Vladimir Putin’s invasion of Ukraine is nearing the two-year mark. In the time that’s passed, Russia has lost out on economic growth as it remains under pressure inside and out.
If not for the Ukraine war, Russia’s GDP could have been 5% bigger, according to U.S. Treasury estimates cited by the Financial Times Thursday.
Following the invasion, Moscow’s policy response and sanctions from the U.S. and its allies have put its “economy under considerable economic strain,” said Rachel Lyngaas, the Treasury Department’s chief sanctions economist.
Among the ripple effects of Putin’s invasion on the economy are the “rapidly growing expenditures, a depreciating ruble, increasing inflation, and a tight labor market reflecting a loss of workers,” Lyngaas wrote in a draft memo assessing the financial impact of the Ukraine war, viewed by the FT.
Russia has been under a long list of additional sanctions from the U.S. and the European Union since the invasion last March, making it the most sanctioned country in the world. Even under intense economic pressure, the country has committed big sums of money to defense—about 6% of its GDP for 2024, compared with 3.9% in 2023. By comparison, the U.K. spent 2.2% of its GDP on military expenditures in 2022, while the U.S. spent 3.5%.
Other concerns highlighted by Treasury include inflation that’s nearly double the central bank’s 4% target rate and record-high emigration. The Russian economy is also lagging behind other energy exporters, including the U.S.
“Russia is now more isolated, relying on individuals and entities willing to resupply its military and perpetuate its heinous war against Ukraine,” Lyngaas wrote.
The memo comes just as the Biden administration warned that it would need tens of billions of dollars to continue providing support to Ukraine. Last week, congressional Republicans blocked a White House request for $61 billion to assist Kyiv’s efforts to fight Russia.
Questions over effectiveness of price cap, sanctions
Skeptics have raised concerns over whether Western sanctions and the price cap on oil and petroleum products is having the desired impact. The $60-per-barrel cap designed by Australia, the U.S., and other G7 nations was imposed last December with the goal of reducing Russia’s revenues from seaborne crude oil exports such that oil supply is maintained to ensure market stability while Russia is forced to sell at a steep discount. In the first nine months of 2023, oil and gas producers saw income shrink by 41%, pointing to lesser export volumes as was initially intended.
The sanctions, the EU said, have had “hard, tangible effects” that could hit Russia’s economy and its budget in the long term. It has also forecasted a decline in GDP growth for the current year given the impact of the war.

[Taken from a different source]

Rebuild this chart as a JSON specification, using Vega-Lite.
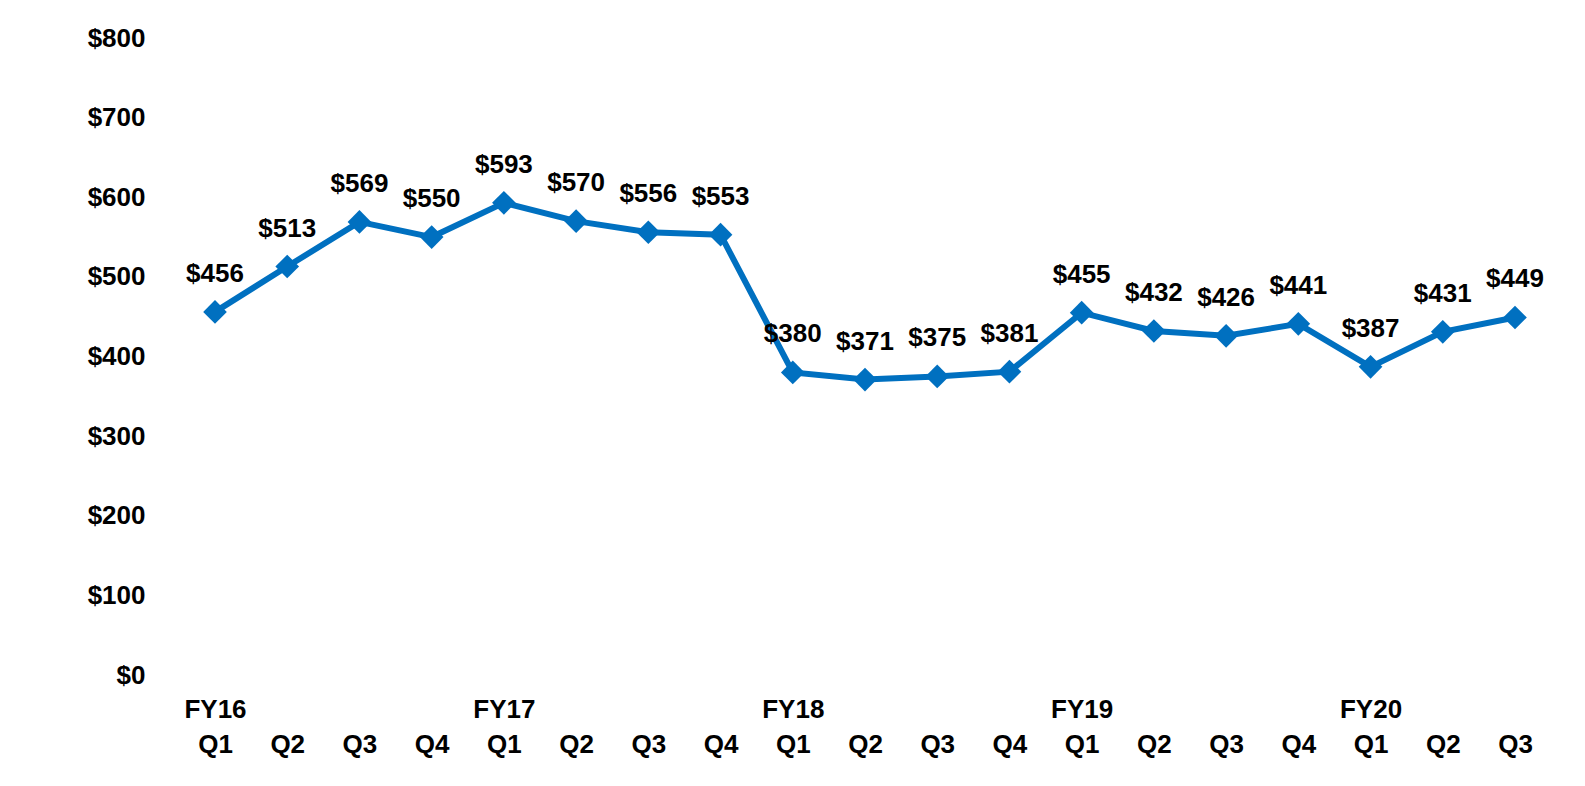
{
  "$schema": "https://vega.github.io/schema/vega-lite/v6.json",
  "autosize": "none",
  "padding": {"left": 150, "top": 38, "right": 5, "bottom": 111},
  "width": 1430,
  "height": 637,
  "background": "white",
  "config": {
    "view": {"stroke": null},
    "font": "Liberation Sans",
    "axis": {
      "grid": false, "domain": false, "ticks": false, "tickSize": 0,
      "labelFont": "Liberation Sans", "labelFontSize": 26, "labelFontWeight": "bold",
      "labelColor": "#000000", "title": null
    }
  },
  "data": {
    "values": [
      {"period": "FY16 Q1", "value": 456},
      {"period": "FY16 Q2", "value": 513},
      {"period": "FY16 Q3", "value": 569},
      {"period": "FY16 Q4", "value": 550},
      {"period": "FY17 Q1", "value": 593},
      {"period": "FY17 Q2", "value": 570},
      {"period": "FY17 Q3", "value": 556},
      {"period": "FY17 Q4", "value": 553},
      {"period": "FY18 Q1", "value": 380},
      {"period": "FY18 Q2", "value": 371},
      {"period": "FY18 Q3", "value": 375},
      {"period": "FY18 Q4", "value": 381},
      {"period": "FY19 Q1", "value": 455},
      {"period": "FY19 Q2", "value": 432},
      {"period": "FY19 Q3", "value": 426},
      {"period": "FY19 Q4", "value": 441},
      {"period": "FY20 Q1", "value": 387},
      {"period": "FY20 Q2", "value": 431},
      {"period": "FY20 Q3", "value": 449}
    ]
  },
  "encoding": {
    "x": {
      "field": "period", "type": "ordinal", "sort": null,
      "scale": {"type": "point", "padding": 0.9},
      "axis": {
        "labelAngle": 0, "labelAlign": "center", "labelBaseline": "top",
        "labelPadding": 21, "labelLineHeight": 35,
        "labelExpr": "indexof(datum.value, 'Q1') >= 0 ? split(datum.value, ' ') : [' ', split(datum.value, ' ')[1]]"
      }
    },
    "y": {
      "field": "value", "type": "quantitative",
      "scale": {"domain": [0, 800], "nice": false, "zero": true},
      "axis": {"values": [0, 100, 200, 300, 400, 500, 600, 700, 800], "format": "$.0f", "labelPadding": 5}
    }
  },
  "layer": [
    {"mark": {"type": "line", "color": "#0070C0", "strokeWidth": 6}},
    {"mark": {"type": "point", "shape": "diamond", "filled": true, "size": 560, "color": "#0070C0", "opacity": 1}},
    {
      "mark": {"type": "text", "dy": -38, "fontSize": 26, "fontWeight": "bold", "color": "#000000", "baseline": "middle", "align": "center"},
      "encoding": {"text": {"field": "value", "type": "quantitative", "format": "$.0f"}}
    }
  ]
}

The U.S. Treasury said the cap “helped reduce Russia’s export earnings by forcing sizable discounts on Russian exporters where the embargo lowered demand.”
But in recent times, Russia has found ways around the price cap, and has charged well above the $60 benchmark as oil prices have risen. Putin also moved to ban exports of gasoline and diesel to keep inventories high and provide for the average Russian consumer as the war with Ukraine continues. Even though the Russian ruble has fallen to staggering lows this year, the economy has managed to march on.
For their part, Russian authorities have argued that the economy has remained robust despite economic sanctions and the additional financial burden from the war. In the third quarter, Russia’s GDP grew 5.5% compared with the same period last year, according to the state statistics department Rosstat, putting it on track to recover from its 2022 GDP drop of 2.2%.
Putin recently applauded Russia for staying strong despite being isolated by the West and transforming into a “growth center of the new global economy.” The Kremlin has hailed other victories including low unemployment and an increase in average income.
Western sanctions could have a more staggered effect over time as it begins to trickle down to the everyday life of Russians and their cost of living. The Treasury Department introduced a fresh round of sanctions on Tuesday, targeted at companies in Turkey, the UAE, and China that are believed to be helping Russia gain access to technologies.
Representatives from the U.S. Treasury Department didn’t immediately return Fortune’s request for comment.